'''
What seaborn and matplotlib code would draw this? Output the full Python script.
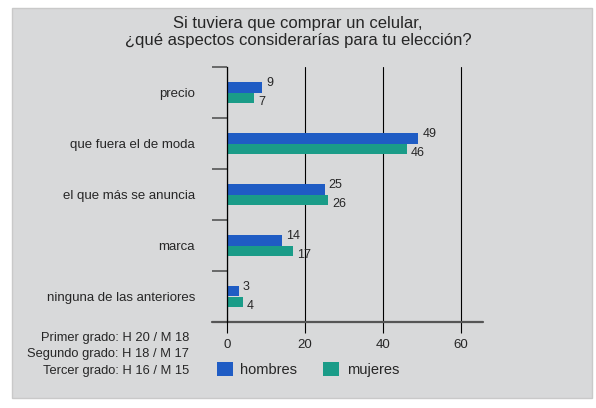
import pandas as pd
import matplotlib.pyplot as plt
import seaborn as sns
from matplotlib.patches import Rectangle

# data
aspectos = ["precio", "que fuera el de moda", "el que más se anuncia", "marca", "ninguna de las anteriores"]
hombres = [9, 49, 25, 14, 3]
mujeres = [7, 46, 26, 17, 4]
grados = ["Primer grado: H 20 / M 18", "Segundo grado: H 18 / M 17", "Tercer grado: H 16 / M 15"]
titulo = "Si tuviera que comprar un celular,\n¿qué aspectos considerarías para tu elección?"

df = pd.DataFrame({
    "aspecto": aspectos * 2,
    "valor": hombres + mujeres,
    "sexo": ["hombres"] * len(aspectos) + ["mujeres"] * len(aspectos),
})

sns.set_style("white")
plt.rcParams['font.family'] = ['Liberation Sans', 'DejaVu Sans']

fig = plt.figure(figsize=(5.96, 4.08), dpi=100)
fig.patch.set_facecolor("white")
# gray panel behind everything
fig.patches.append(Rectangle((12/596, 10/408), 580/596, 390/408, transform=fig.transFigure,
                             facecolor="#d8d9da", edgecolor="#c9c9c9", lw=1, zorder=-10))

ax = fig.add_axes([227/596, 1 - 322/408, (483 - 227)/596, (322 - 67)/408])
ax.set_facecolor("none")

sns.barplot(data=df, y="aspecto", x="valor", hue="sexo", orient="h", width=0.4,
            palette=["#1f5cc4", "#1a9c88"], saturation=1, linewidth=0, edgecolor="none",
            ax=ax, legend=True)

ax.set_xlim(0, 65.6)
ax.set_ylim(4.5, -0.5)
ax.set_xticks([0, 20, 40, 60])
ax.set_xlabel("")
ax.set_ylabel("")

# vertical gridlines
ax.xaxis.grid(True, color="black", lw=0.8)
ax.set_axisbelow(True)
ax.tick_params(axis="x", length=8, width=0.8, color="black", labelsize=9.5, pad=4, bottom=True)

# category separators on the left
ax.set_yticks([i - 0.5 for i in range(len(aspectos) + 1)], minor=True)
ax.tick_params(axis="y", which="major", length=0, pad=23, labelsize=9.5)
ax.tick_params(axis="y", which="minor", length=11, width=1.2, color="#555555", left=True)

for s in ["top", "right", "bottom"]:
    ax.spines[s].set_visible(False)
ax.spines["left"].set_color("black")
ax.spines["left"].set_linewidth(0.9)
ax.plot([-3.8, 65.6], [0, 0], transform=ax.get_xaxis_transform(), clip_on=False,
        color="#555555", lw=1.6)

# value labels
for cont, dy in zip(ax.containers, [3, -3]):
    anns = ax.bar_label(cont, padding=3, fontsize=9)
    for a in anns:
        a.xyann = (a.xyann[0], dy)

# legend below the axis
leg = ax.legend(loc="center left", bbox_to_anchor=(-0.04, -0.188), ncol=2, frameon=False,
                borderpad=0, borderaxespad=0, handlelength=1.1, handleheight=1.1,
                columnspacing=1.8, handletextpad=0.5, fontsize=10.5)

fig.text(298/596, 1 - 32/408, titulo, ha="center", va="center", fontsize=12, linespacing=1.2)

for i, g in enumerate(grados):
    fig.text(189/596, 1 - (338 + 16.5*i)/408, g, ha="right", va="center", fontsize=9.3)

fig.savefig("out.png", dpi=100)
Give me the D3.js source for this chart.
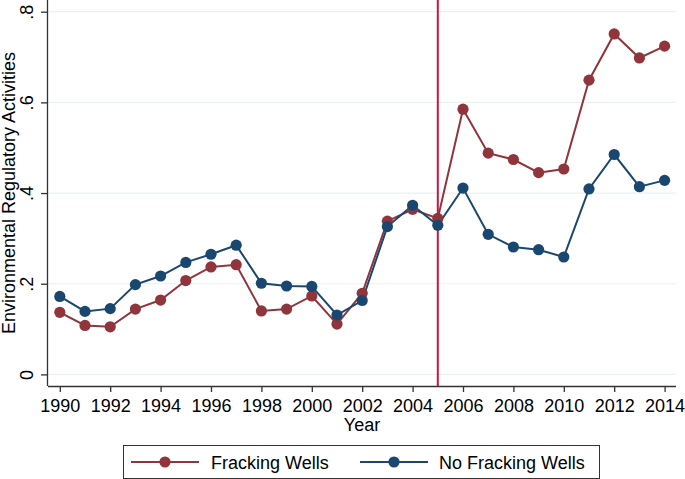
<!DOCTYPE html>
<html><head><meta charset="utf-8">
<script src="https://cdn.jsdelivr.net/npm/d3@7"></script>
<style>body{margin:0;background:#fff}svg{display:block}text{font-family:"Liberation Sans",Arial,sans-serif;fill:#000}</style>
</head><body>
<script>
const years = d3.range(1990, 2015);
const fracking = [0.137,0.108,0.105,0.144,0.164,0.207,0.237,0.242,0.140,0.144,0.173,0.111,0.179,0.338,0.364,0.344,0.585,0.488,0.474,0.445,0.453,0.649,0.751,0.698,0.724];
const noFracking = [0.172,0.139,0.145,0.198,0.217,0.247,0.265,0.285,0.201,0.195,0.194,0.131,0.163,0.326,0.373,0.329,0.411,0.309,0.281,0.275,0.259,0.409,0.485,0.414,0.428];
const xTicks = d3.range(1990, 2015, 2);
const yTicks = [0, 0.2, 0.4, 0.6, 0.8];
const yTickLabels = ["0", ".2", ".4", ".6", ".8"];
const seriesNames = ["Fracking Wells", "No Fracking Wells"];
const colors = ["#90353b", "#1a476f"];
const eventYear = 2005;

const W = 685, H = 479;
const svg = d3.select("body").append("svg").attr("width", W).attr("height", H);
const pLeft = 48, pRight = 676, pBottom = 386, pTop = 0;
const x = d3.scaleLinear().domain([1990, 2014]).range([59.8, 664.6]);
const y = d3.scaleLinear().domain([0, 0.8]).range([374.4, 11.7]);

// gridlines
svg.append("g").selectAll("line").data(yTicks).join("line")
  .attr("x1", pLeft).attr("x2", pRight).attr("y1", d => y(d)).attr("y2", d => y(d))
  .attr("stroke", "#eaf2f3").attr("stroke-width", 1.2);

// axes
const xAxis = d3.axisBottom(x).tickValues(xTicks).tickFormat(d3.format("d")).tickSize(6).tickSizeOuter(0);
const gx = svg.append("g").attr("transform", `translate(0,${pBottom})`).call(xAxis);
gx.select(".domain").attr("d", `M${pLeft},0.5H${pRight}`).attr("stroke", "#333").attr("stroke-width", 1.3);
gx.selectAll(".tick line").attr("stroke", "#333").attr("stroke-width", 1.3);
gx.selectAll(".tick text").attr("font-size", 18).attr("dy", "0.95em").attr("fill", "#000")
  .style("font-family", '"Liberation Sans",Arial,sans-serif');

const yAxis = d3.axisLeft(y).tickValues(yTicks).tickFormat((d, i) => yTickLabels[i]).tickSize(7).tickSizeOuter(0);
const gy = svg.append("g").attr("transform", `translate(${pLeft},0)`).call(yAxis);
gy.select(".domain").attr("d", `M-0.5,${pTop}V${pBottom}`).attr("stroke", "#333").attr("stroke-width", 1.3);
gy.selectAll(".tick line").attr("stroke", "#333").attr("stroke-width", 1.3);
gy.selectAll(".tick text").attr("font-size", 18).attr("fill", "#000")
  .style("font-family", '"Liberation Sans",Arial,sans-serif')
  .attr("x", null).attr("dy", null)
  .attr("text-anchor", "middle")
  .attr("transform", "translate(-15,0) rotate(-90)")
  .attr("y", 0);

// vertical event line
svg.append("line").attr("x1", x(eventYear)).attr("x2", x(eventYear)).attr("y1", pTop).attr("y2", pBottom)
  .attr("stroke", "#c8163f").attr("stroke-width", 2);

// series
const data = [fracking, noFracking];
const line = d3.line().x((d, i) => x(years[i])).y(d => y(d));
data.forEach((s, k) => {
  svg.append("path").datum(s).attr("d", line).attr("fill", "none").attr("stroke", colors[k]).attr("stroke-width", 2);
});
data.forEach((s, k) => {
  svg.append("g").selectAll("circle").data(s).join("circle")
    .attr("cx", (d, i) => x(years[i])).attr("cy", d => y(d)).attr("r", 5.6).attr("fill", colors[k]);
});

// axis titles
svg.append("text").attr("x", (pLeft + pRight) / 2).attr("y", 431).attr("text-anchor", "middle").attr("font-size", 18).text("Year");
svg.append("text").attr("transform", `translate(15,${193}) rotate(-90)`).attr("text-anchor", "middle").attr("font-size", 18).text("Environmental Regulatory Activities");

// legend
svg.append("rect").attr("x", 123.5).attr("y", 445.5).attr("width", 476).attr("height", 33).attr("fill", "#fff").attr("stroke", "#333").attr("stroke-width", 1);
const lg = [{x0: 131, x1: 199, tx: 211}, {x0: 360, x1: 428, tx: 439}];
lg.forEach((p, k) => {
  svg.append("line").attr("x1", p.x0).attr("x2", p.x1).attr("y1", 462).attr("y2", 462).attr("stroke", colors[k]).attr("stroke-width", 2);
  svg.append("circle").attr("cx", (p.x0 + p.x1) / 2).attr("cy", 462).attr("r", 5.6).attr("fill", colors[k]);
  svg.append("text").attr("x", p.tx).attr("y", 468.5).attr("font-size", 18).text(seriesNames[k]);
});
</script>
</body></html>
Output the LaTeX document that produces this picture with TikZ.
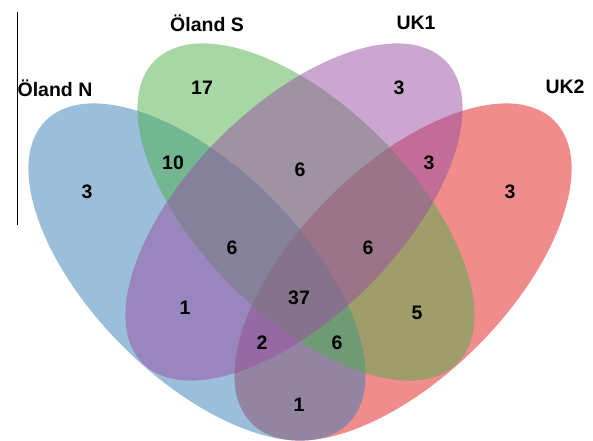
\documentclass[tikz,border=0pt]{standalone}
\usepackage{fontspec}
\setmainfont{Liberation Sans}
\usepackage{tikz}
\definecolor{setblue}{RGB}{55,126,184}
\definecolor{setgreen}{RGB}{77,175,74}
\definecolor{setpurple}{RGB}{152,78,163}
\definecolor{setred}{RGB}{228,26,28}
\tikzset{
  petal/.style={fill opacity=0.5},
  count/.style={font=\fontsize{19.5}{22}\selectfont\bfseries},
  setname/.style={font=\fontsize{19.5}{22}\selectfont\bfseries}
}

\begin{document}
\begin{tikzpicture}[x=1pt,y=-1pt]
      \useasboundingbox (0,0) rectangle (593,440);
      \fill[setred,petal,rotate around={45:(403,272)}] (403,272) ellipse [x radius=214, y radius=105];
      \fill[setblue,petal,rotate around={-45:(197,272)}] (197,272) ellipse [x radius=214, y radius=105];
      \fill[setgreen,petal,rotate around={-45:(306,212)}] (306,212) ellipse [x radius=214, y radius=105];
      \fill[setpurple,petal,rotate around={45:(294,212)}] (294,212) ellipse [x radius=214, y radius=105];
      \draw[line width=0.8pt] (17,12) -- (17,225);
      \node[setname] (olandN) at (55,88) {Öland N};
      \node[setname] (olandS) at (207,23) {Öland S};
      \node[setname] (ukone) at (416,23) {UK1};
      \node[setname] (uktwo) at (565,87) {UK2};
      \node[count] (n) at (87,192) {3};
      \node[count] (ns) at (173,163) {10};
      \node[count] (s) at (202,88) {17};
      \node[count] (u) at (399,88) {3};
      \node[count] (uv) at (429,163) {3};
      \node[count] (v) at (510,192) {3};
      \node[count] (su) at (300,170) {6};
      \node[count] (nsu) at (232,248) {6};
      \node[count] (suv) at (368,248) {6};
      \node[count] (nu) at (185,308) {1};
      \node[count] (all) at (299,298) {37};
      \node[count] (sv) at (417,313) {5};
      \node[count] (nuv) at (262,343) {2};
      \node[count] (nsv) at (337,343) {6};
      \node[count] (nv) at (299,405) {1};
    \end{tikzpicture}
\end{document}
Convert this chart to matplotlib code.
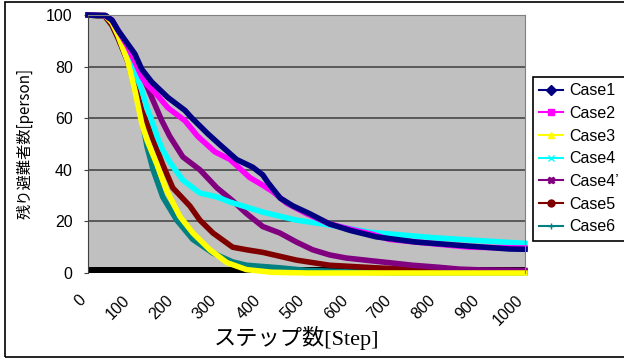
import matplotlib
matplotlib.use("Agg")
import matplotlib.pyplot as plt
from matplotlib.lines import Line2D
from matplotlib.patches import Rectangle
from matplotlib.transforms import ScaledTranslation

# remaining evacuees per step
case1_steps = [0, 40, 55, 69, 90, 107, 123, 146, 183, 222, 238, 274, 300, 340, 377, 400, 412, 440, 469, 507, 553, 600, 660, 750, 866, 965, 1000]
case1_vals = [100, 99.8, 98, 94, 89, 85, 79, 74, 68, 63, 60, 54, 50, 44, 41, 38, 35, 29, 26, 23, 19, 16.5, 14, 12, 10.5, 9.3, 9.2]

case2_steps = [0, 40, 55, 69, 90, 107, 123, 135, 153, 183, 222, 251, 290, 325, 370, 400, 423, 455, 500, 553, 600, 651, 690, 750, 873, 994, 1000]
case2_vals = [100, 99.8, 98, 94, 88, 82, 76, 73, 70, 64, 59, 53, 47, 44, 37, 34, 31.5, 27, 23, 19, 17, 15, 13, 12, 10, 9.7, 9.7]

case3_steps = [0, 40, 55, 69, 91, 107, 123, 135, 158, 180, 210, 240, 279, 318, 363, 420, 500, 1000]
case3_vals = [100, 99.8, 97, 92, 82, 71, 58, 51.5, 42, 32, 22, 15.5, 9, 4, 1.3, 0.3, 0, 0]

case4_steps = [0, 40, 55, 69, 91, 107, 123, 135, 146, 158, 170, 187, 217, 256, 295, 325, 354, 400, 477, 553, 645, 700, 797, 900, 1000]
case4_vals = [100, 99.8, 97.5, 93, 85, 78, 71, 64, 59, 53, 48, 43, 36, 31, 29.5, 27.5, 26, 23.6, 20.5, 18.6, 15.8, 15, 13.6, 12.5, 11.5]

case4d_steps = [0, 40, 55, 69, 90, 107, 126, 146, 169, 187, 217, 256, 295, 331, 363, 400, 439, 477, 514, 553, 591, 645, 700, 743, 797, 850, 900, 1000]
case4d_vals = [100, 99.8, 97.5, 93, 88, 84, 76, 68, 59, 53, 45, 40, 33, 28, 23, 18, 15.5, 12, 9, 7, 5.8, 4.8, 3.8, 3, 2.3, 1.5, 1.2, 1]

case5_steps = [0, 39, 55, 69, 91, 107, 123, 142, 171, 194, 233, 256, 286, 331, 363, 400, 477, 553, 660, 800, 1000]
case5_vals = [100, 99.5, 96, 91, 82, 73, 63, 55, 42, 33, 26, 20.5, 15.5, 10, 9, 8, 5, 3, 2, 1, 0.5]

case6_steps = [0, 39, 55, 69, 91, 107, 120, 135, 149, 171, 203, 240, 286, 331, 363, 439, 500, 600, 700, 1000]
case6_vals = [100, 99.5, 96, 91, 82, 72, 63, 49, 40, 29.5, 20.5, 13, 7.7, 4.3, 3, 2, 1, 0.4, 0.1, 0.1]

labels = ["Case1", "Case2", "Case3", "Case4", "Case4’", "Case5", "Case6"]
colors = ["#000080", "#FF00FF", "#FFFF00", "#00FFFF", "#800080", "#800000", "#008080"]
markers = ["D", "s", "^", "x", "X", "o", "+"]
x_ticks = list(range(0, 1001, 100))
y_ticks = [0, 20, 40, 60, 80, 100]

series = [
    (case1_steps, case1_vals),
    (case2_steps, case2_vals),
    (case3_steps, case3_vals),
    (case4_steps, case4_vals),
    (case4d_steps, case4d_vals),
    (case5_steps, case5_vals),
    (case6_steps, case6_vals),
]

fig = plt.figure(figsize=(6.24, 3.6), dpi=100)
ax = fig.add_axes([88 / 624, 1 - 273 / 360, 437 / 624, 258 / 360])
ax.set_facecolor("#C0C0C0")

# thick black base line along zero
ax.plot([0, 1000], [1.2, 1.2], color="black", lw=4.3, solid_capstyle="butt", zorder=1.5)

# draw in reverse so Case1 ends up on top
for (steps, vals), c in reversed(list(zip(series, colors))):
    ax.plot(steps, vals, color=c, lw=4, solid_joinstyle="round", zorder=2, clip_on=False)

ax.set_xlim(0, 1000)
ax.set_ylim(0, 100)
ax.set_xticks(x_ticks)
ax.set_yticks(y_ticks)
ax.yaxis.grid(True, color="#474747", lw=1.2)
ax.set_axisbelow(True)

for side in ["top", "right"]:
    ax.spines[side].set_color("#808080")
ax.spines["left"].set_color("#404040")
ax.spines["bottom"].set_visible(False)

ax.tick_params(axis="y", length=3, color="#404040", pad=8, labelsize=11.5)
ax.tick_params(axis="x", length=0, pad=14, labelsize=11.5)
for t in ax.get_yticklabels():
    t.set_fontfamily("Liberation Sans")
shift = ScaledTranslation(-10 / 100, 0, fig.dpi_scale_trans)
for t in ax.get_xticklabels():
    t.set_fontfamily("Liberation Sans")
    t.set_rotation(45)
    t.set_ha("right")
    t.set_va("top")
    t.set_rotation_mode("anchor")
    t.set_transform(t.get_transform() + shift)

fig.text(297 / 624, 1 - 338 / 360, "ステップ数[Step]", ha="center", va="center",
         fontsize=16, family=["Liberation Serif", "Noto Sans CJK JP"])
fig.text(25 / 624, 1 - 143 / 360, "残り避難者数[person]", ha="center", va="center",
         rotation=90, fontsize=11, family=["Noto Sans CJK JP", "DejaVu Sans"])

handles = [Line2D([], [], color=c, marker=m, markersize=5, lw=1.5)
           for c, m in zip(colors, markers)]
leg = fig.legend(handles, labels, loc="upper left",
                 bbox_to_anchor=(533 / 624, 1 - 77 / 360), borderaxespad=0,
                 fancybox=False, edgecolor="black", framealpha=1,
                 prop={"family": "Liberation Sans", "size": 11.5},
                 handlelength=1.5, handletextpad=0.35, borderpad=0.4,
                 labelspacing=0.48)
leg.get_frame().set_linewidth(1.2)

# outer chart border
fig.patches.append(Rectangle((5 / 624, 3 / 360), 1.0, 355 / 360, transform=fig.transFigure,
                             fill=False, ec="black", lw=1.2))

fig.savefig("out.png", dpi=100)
'''
Only the lines from the one with "Convert this chart to matplotlib code." through the one with "1.5, 1.2, 1]" belong in your copy; retype them exactly and drop any pictures.

Convert this chart to matplotlib code.
import matplotlib
matplotlib.use("Agg")
import matplotlib.pyplot as plt
from matplotlib.lines import Line2D
from matplotlib.patches import Rectangle
from matplotlib.transforms import ScaledTranslation

# remaining evacuees per step
case1_steps = [0, 40, 55, 69, 90, 107, 123, 146, 183, 222, 238, 274, 300, 340, 377, 400, 412, 440, 469, 507, 553, 600, 660, 750, 866, 965, 1000]
case1_vals = [100, 99.8, 98, 94, 89, 85, 79, 74, 68, 63, 60, 54, 50, 44, 41, 38, 35, 29, 26, 23, 19, 16.5, 14, 12, 10.5, 9.3, 9.2]

case2_steps = [0, 40, 55, 69, 90, 107, 123, 135, 153, 183, 222, 251, 290, 325, 370, 400, 423, 455, 500, 553, 600, 651, 690, 750, 873, 994, 1000]
case2_vals = [100, 99.8, 98, 94, 88, 82, 76, 73, 70, 64, 59, 53, 47, 44, 37, 34, 31.5, 27, 23, 19, 17, 15, 13, 12, 10, 9.7, 9.7]

case3_steps = [0, 40, 55, 69, 91, 107, 123, 135, 158, 180, 210, 240, 279, 318, 363, 420, 500, 1000]
case3_vals = [100, 99.8, 97, 92, 82, 71, 58, 51.5, 42, 32, 22, 15.5, 9, 4, 1.3, 0.3, 0, 0]

case4_steps = [0, 40, 55, 69, 91, 107, 123, 135, 146, 158, 170, 187, 217, 256, 295, 325, 354, 400, 477, 553, 645, 700, 797, 900, 1000]
case4_vals = [100, 99.8, 97.5, 93, 85, 78, 71, 64, 59, 53, 48, 43, 36, 31, 29.5, 27.5, 26, 23.6, 20.5, 18.6, 15.8, 15, 13.6, 12.5, 11.5]

case4d_steps = [0, 40, 55, 69, 90, 107, 126, 146, 169, 187, 217, 256, 295, 331, 363, 400, 439, 477, 514, 553, 591, 645, 700, 743, 797, 850, 900, 1000]
case4d_vals = [100, 99.8, 97.5, 93, 88, 84, 76, 68, 59, 53, 45, 40, 33, 28, 23, 18, 15.5, 12, 9, 7, 5.8, 4.8, 3.8, 3, 2.3, 1.5, 1.2, 1]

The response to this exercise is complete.